- _SUPPLIED INFORMATION_
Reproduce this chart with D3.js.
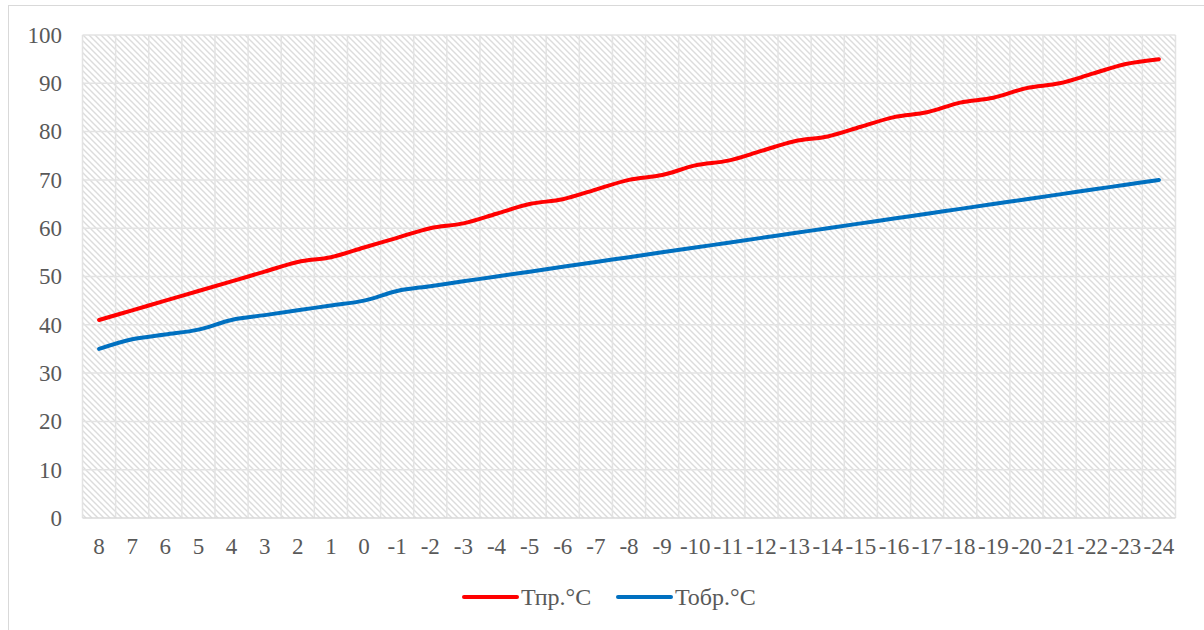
<!DOCTYPE html>
<html>
<head>
<meta charset="utf-8">
<script src="https://cdn.jsdelivr.net/npm/d3@7"></script>
<style>
  html, body { margin: 0; padding: 0; background: #fff; }
  svg { display: block; }
</style>
</head>
<body>
<svg id="chart" width="1204" height="630"></svg>
<script>
// Outdoor temperature, °C (category axis)
const categories = ["8","7","6","5","4","3","2","1","0","-1","-2","-3","-4","-5","-6","-7","-8","-9","-10","-11","-12","-13","-14","-15","-16","-17","-18","-19","-20","-21","-22","-23","-24"];
// Supply water temperature
const supplyTemp = [41,43,45,47,49,51,53,54,56,58,60,61,63,65,66,68,70,71,73,74,76,78,79,81,83,84,86,87,89,90,92,94,95];
// Return water temperature
const returnTemp = [35,37,38,39,41,42,43,44,45,47,48,49,50,51,52,53,54,55,56,57,58,59,60,61,62,63,64,65,66,67,68,69,70];
const yTicks = [0,10,20,30,40,50,60,70,80,90,100];
const seriesNames = ["Тпр.°С", "Тобр.°С"];
const seriesColors = ["#FF0000", "#0070C0"];

const FONT = "Liberation Serif";
const svg = d3.select("#chart");
const plot = { left: 82.5, right: 1175.5, top: 35, bottom: 518 };

// chart frame
svg.append("rect").attr("x", 8.5).attr("y", 5.5).attr("width", 1200).attr("height", 640)
  .attr("fill", "#fff").attr("stroke", "#d9d9d9").attr("stroke-width", 1);

// diagonal hatch fill for the plot area
const defs = svg.append("defs");
const pat = defs.append("pattern").attr("id", "hatch").attr("patternUnits", "userSpaceOnUse")
  .attr("width", 6).attr("height", 6);
pat.append("rect").attr("width", 6).attr("height", 6).attr("fill", "#fff");
pat.append("path").attr("d", "M-1,-1 L7,7 M-1,5 L1,7 M5,-1 L7,1")
  .attr("stroke", "#dcdcdc").attr("stroke-width", 1.4);

const x = d3.scaleBand().domain(categories).range([plot.left, plot.right]).paddingInner(0).paddingOuter(0);
const y = d3.scaleLinear().domain([0, 100]).range([plot.bottom, plot.top]);

svg.append("rect").attr("x", plot.left).attr("y", plot.top)
  .attr("width", plot.right - plot.left).attr("height", plot.bottom - plot.top)
  .attr("fill", "url(#hatch)");

// vertical gridlines at category boundaries
const bounds = categories.map(c => x(c)).concat([plot.right]);
svg.append("g").selectAll("line").data(bounds).join("line")
  .attr("x1", d => d).attr("x2", d => d).attr("y1", plot.top).attr("y2", plot.bottom)
  .attr("stroke", "#e3e3e3").attr("stroke-width", 1.5);

// horizontal gridlines
svg.append("g").selectAll("line").data(yTicks).join("line")
  .attr("x1", plot.left).attr("x2", plot.right).attr("y1", d => y(d)).attr("y2", d => y(d))
  .attr("stroke", d => d === 0 ? "#d9d9d9" : "#e3e3e3").attr("stroke-width", 1.5);

// y axis labels
const yAxis = d3.axisLeft(y).tickValues(yTicks).tickSize(0).tickPadding(20.5);
const gy = svg.append("g").attr("transform", `translate(${plot.left},0)`).call(yAxis);
gy.select(".domain").remove();
gy.attr("font-family", null).attr("font-size", null);
gy.selectAll("text").attr("fill", "#595959")
  .style("font-family", FONT).style("font-size", "23px");

// x axis labels
const xAxis = d3.axisBottom(x).tickSize(0).tickPadding(20);
const gx = svg.append("g").attr("transform", `translate(0,${plot.bottom})`).call(xAxis);
gx.select(".domain").remove();
gx.attr("font-family", null).attr("font-size", null);
gx.selectAll("text").attr("fill", "#595959")
  .style("font-family", FONT).style("font-size", "23px");

// series lines (smoothed)
const line = d3.line()
  .x((d, i) => x(categories[i]) + x.bandwidth() / 2)
  .y(d => y(d))
  .curve(d3.curveCatmullRom.alpha(0.5));

[supplyTemp, returnTemp].forEach((vals, k) => {
  svg.append("path").datum(vals).attr("d", line)
    .attr("fill", "none").attr("stroke", seriesColors[k]).attr("stroke-width", 4)
    .attr("stroke-linecap", "round").attr("stroke-linejoin", "round");
});

// legend
const legendItems = [{ x: 464 }, { x: 618 }];
legendItems.forEach((it, k) => {
  const g = svg.append("g").attr("transform", `translate(${it.x},597)`);
  g.append("line").attr("x1", 0).attr("x2", 53).attr("y1", 0).attr("y2", 0)
    .attr("stroke", seriesColors[k]).attr("stroke-width", 4).attr("stroke-linecap", "round");
  g.append("text").attr("x", 57).attr("y", 8).attr("fill", "#595959")
    .style("font-family", FONT).style("font-size", "24px")
    .text(seriesNames[k]);
});
</script>
</body>
</html>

- _DO THIS_
Leave every image out, and retype the material exactly.

- _EXPECTED OUTPUT_
Reproduce this chart with D3.js.
<!DOCTYPE html>
<html>
<head>
<meta charset="utf-8">
<script src="https://cdn.jsdelivr.net/npm/d3@7"></script>
<style>
  html, body { margin: 0; padding: 0; background: #fff; }
  svg { display: block; }
</style>
</head>
<body>
<svg id="chart" width="1204" height="630"></svg>
<script>
// Outdoor temperature, °C (category axis)
const categories = ["8","7","6","5","4","3","2","1","0","-1","-2","-3","-4","-5","-6","-7","-8","-9","-10","-11","-12","-13","-14","-15","-16","-17","-18","-19","-20","-21","-22","-23","-24"];
// Supply water temperature
const supplyTemp = [41,43,45,47,49,51,53,54,56,58,60,61,63,65,66,68,70,71,73,74,76,78,79,81,83,84,86,87,89,90,92,94,95];
// Return water temperature
const returnTemp = [35,37,38,39,41,42,43,44,45,47,48,49,50,51,52,53,54,55,56,57,58,59,60,61,62,63,64,65,66,67,68,69,70];
const yTicks = [0,10,20,30,40,50,60,70,80,90,100];
const seriesNames = ["Тпр.°С", "Тобр.°С"];
const seriesColors = ["#FF0000", "#0070C0"];

const FONT = "Liberation Serif";
const svg = d3.select("#chart");
const plot = { left: 82.5, right: 1175.5, top: 35, bottom: 518 };

// chart frame
svg.append("rect").attr("x", 8.5).attr("y", 5.5).attr("width", 1200).attr("height", 640)
  .attr("fill", "#fff").attr("stroke", "#d9d9d9").attr("stroke-width", 1);

// diagonal hatch fill for the plot area
const defs = svg.append("defs");
const pat = defs.append("pattern").attr("id", "hatch").attr("patternUnits", "userSpaceOnUse")
  .attr("width", 6).attr("height", 6);
pat.append("rect").attr("width", 6).attr("height", 6).attr("fill", "#fff");
pat.append("path").attr("d", "M-1,-1 L7,7 M-1,5 L1,7 M5,-1 L7,1")
  .attr("stroke", "#dcdcdc").attr("stroke-width", 1.4);

const x = d3.scaleBand().domain(categories).range([plot.left, plot.right]).paddingInner(0).paddingOuter(0);
const y = d3.scaleLinear().domain([0, 100]).range([plot.bottom, plot.top]);

svg.append("rect").attr("x", plot.left).attr("y", plot.top)
  .attr("width", plot.right - plot.left).attr("height", plot.bottom - plot.top)
  .attr("fill", "url(#hatch)");

// vertical gridlines at category boundaries
const bounds = categories.map(c => x(c)).concat([plot.right]);
svg.append("g").selectAll("line").data(bounds).join("line")
  .attr("x1", d => d).attr("x2", d => d).attr("y1", plot.top).attr("y2", plot.bottom)
  .attr("stroke", "#e3e3e3").attr("stroke-width", 1.5);

// horizontal gridlines
svg.append("g").selectAll("line").data(yTicks).join("line")
  .attr("x1", plot.left).attr("x2", plot.right).attr("y1", d => y(d)).attr("y2", d => y(d))
  .attr("stroke", d => d === 0 ? "#d9d9d9" : "#e3e3e3").attr("stroke-width", 1.5);

// y axis labels
const yAxis = d3.axisLeft(y).tickValues(yTicks).tickSize(0).tickPadding(20.5);
const gy = svg.append("g").attr("transform", `translate(${plot.left},0)`).call(yAxis);
gy.select(".domain").remove();
gy.attr("font-family", null).attr("font-size", null);
gy.selectAll("text").attr("fill", "#595959")
  .style("font-family", FONT).style("font-size", "23px");

// x axis labels
const xAxis = d3.axisBottom(x).tickSize(0).tickPadding(20);
const gx = svg.append("g").attr("transform", `translate(0,${plot.bottom})`).call(xAxis);
gx.select(".domain").remove();
gx.attr("font-family", null).attr("font-size", null);
gx.selectAll("text").attr("fill", "#595959")
  .style("font-family", FONT).style("font-size", "23px");

// series lines (smoothed)
const line = d3.line()
  .x((d, i) => x(categories[i]) + x.bandwidth() / 2)
  .y(d => y(d))
  .curve(d3.curveCatmullRom.alpha(0.5));

[supplyTemp, returnTemp].forEach((vals, k) => {
  svg.append("path").datum(vals).attr("d", line)
    .attr("fill", "none").attr("stroke", seriesColors[k]).attr("stroke-width", 4)
    .attr("stroke-linecap", "round").attr("stroke-linejoin", "round");
});

// legend
const legendItems = [{ x: 464 }, { x: 618 }];
legendItems.forEach((it, k) => {
  const g = svg.append("g").attr("transform", `translate(${it.x},597)`);
  g.append("line").attr("x1", 0).attr("x2", 53).attr("y1", 0).attr("y2", 0)
    .attr("stroke", seriesColors[k]).attr("stroke-width", 4).attr("stroke-linecap", "round");
  g.append("text").attr("x", 57).attr("y", 8).attr("fill", "#595959")
    .style("font-family", FONT).style("font-size", "24px")
    .text(seriesNames[k]);
});
</script>
</body>
</html>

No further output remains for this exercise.